Tout professionnel du soin et de la prévention ou tout groupe de santé (hôpital, clinique, réseau de soins…) pourra les proposer à ses patients. Les praticiens volontaires devront s’engager à respecter les attendus éthiques et de mise en pratique de chaque INM pour garantir le meilleur service à leurs patientèles (bénéfice santé, sécurité, impact sur le mode de vie, etc.).

« Ce choix éclairé et consenti pourra être combiné à la chirurgie et aux nouveaux médicaments qui arrivent sur le marché. Ces derniers n’auront pas un effet miraculeux seuls, d’où la pertinence d’un suivi en simultané d’un programme d’APA et d’un programme diététique », confie le Professeur Ninot. Chaque INM mentionnée dans le référentiel disposera d’un code unique qui permettra à l’Assurance maladie, aux mutuelles et aux organismes de prévoyance de les tracer. Le patient pourra bénéficier d’une prise en charge partielle ou intégrale. 
 

Deux parcours personnalisés dans la prise en charge de l’obésité. 

Récemment, la Haute autorité de santé (HAS) a présenté deux parcours de soins, recommandés aux professionnels de santé ainsi qu’aux agences régionales de santé, pour une meilleure prise en charge du surpoids et de l’obésité. L’un est adressé à l’adulte et inclut de nouvelles recommandations sur la prise en charge pré et post chirurgie bariatrique. L’autre concerne l’enfant et précise les examens biologiques à réaliser. Ces indications visent à mieux accompagner les personnes concernées. 

L’objectif est de soutenir le patient, de lui redonner confiance et autonomie pour faciliter son engagement dans le processus de soin. Cela passe par un suivi coconstruit adapté à la situation du malade en anticipant d’éventuelles difficultés sociales, professionnelles ou scolaires. Des INM psychosociales peuvent être mises en place. 

Autre préconisation : celle de ne pas stigmatiser le malade en évitant d’adopter une posture de jugement et en restant à l’écoute notamment des adolescents, particulièrement vulnérables. Enfin, la HAS a rappelé que la chirurgie bariatrique, en augmentation ces dernières années, n’était pas indiquée dans toutes les situations et ne devait intervenir qu’en dernier recours. Par ailleurs, seule la moitié des patients opérés est suivie à deux ans de l’intervention. C’est trop peu car l’obésité peut entraîner le développement d’autres maladies qu’il est impératif de surveiller (diabète, maladie rénale chronique, maladie du foie…).

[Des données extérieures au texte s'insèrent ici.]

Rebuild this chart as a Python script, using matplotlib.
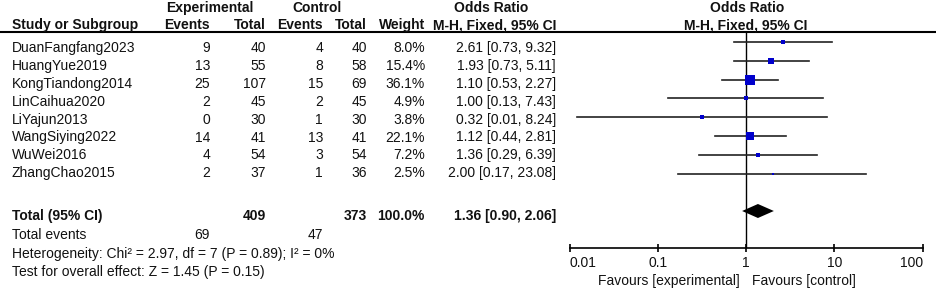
import matplotlib
matplotlib.use('Agg')
import matplotlib.pyplot as plt

plt.rcParams['font.family'] = ['Liberation Sans', 'DejaVu Sans']

studies = ['DuanFangfang2023', 'HuangYue2019', 'KongTiandong2014', 'LinCaihua2020',
           'LiYajun2013', 'WangSiying2022', 'WuWei2016', 'ZhangChao2015']
exp_events = [9, 13, 25, 2, 0, 14, 4, 2]
exp_total = [40, 55, 107, 45, 30, 41, 54, 37]
ctrl_events = [4, 8, 15, 2, 1, 13, 3, 1]
ctrl_total = [40, 58, 69, 45, 30, 41, 54, 36]
weights = [8.0, 15.4, 36.1, 4.9, 3.8, 22.1, 7.2, 2.5]
odds_ratio = [2.61, 1.93, 1.10, 1.00, 0.32, 1.12, 1.36, 2.00]
ci_low = [0.73, 0.73, 0.53, 0.13, 0.012, 0.44, 0.29, 0.17]
ci_high = [9.32, 5.11, 2.27, 7.43, 8.24, 2.81, 6.39, 23.08]

total_exp = 409
total_ctrl = 373
total_exp_events = 69
total_ctrl_events = 47
total_or = 1.36
total_low = 0.90
total_high = 2.06

ticks = [0.01, 0.1, 1, 10, 100]
tick_labels = ['0.01', '0.1', '1', '10', '100']

W, H = 937, 290
fig = plt.figure(figsize=(W / 100, H / 100), dpi=100)

# text layer in pixel coordinates
ax_t = fig.add_axes([0, 0, 1, 1])
ax_t.set_xlim(0, W)
ax_t.set_ylim(H, 0)
ax_t.axis('off')

fs = 10
col = '#111111'
hdr = dict(fontsize=fs, fontweight='bold', color=col, va='center')
txt = dict(fontsize=fs, color=col, va='center')

# headers
ax_t.text(210, 8, 'Experimental', ha='center', **hdr)
ax_t.text(317, 8, 'Control', ha='center', **hdr)
ax_t.text(491, 8, 'Odds Ratio', ha='center', **hdr)
ax_t.text(747, 8, 'Odds Ratio', ha='center', **hdr)
ax_t.text(12, 25, 'Study or Subgroup', ha='left', **hdr)
ax_t.text(210, 25, 'Events', ha='right', **hdr)
ax_t.text(266, 25, 'Total', ha='right', **hdr)
ax_t.text(323, 25, 'Events', ha='right', **hdr)
ax_t.text(367, 25, 'Total', ha='right', **hdr)
ax_t.text(425, 25, 'Weight', ha='right', **hdr)
ax_t.text(556, 25, 'M-H, Fixed, 95% CI', ha='right', **hdr)
ax_t.text(746, 25, 'M-H, Fixed, 95% CI', ha='center', **hdr)
ax_t.plot([0, W], [32, 32], color='black', lw=1.5)

for i, name in enumerate(studies):
    y = 48 + 17.9 * i
    ax_t.text(12, y, name, ha='left', **txt)
    ax_t.text(210, y, str(exp_events[i]), ha='right', **txt)
    ax_t.text(266, y, str(exp_total[i]), ha='right', **txt)
    ax_t.text(323, y, str(ctrl_events[i]), ha='right', **txt)
    ax_t.text(367, y, str(ctrl_total[i]), ha='right', **txt)
    ax_t.text(425, y, f'{weights[i]:.1f}%', ha='right', **txt)
    lo = max(ci_low[i], 0.01)
    ax_t.text(556, y, f'{odds_ratio[i]:.2f} [{lo:.2f}, {ci_high[i]:.2f}]', ha='right', **txt)

ax_t.text(12, 216, 'Total (95% CI)', ha='left', **hdr)
ax_t.text(266, 216, str(total_exp), ha='right', **hdr)
ax_t.text(367, 216, str(total_ctrl), ha='right', **hdr)
ax_t.text(425, 216, '100.0%', ha='right', **hdr)
ax_t.text(556, 216, f'{total_or:.2f} [{total_low:.2f}, {total_high:.2f}]', ha='right', **hdr)
ax_t.text(12, 235, 'Total events', ha='left', **txt)
ax_t.text(210, 235, str(total_exp_events), ha='right', **txt)
ax_t.text(323, 235, str(total_ctrl_events), ha='right', **txt)
ax_t.text(12, 254, 'Heterogeneity: Chi\u00b2 = 2.97, df = 7 (P = 0.89); I\u00b2 = 0%', ha='left', **txt)
ax_t.text(12, 272, 'Test for overall effect: Z = 1.45 (P = 0.15)', ha='left', **txt)
ax_t.text(740, 281, 'Favours [experimental]', ha='right', **txt)
ax_t.text(752, 281, 'Favours [control]', ha='left', **txt)

# forest panel
x0, x1, ytop, ybot = 569.6, 922.7, 32, 248
ax_f = fig.add_axes([x0 / W, (H - ybot) / H, (x1 - x0) / W, (ybot - ytop) / H])
ax_f.set_xscale('log')
ax_f.set_xlim(0.01, 100)
ax_f.set_ylim(ybot, ytop)
ax_f.patch.set_alpha(0)
for s in ['top', 'left', 'right']:
    ax_f.spines[s].set_visible(False)
ax_f.spines['bottom'].set_linewidth(1.2)
ax_f.set_yticks([])
ax_f.set_xticks(ticks)
ax_f.set_xticklabels(tick_labels)
ax_f.minorticks_off()
ax_f.tick_params(axis='x', direction='inout', length=6, width=1.2, pad=3,
                 labelsize=fs, labelcolor=col)
lbls = ax_f.get_xticklabels()
lbls[0].set_ha('left')
lbls[-1].set_ha('right')

ax_f.axvline(1, color='black', lw=1)

for i in range(len(studies)):
    y = 42 + 18.8 * i
    ax_f.plot([ci_low[i], ci_high[i]], [y, y], color='#222222', lw=1.2, clip_on=False)
    side_px = 1.5 * weights[i] ** 0.5 + 0.5
    ax_f.plot(odds_ratio[i], y, marker='s', color='#0000CC', markeredgewidth=0,
              markersize=side_px * 0.72, clip_on=False, zorder=3)

yd = 211
ax_f.fill([total_low, total_or, total_high, total_or], [yd, yd - 7, yd, yd + 7],
          color='black', lw=0)

fig.savefig('out.png', dpi=100)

(1) Docteur Jean-Michel Lecerf, Le surpoids c'est dans la tête ou dans l'assiette et 40 idées fausses sur les régimes aux Editions Quae. 
(2) Professeur Grégory Ninot, 100 médecines douces validées par la science aux éditions Belin.
(3) Nausées, vomissements ou encore douleurs abdominales. 
(4) Docteur Jean-Marc Benhaiem, Enfin, je maigris : 40 exercices aux éditions Albin-Michel.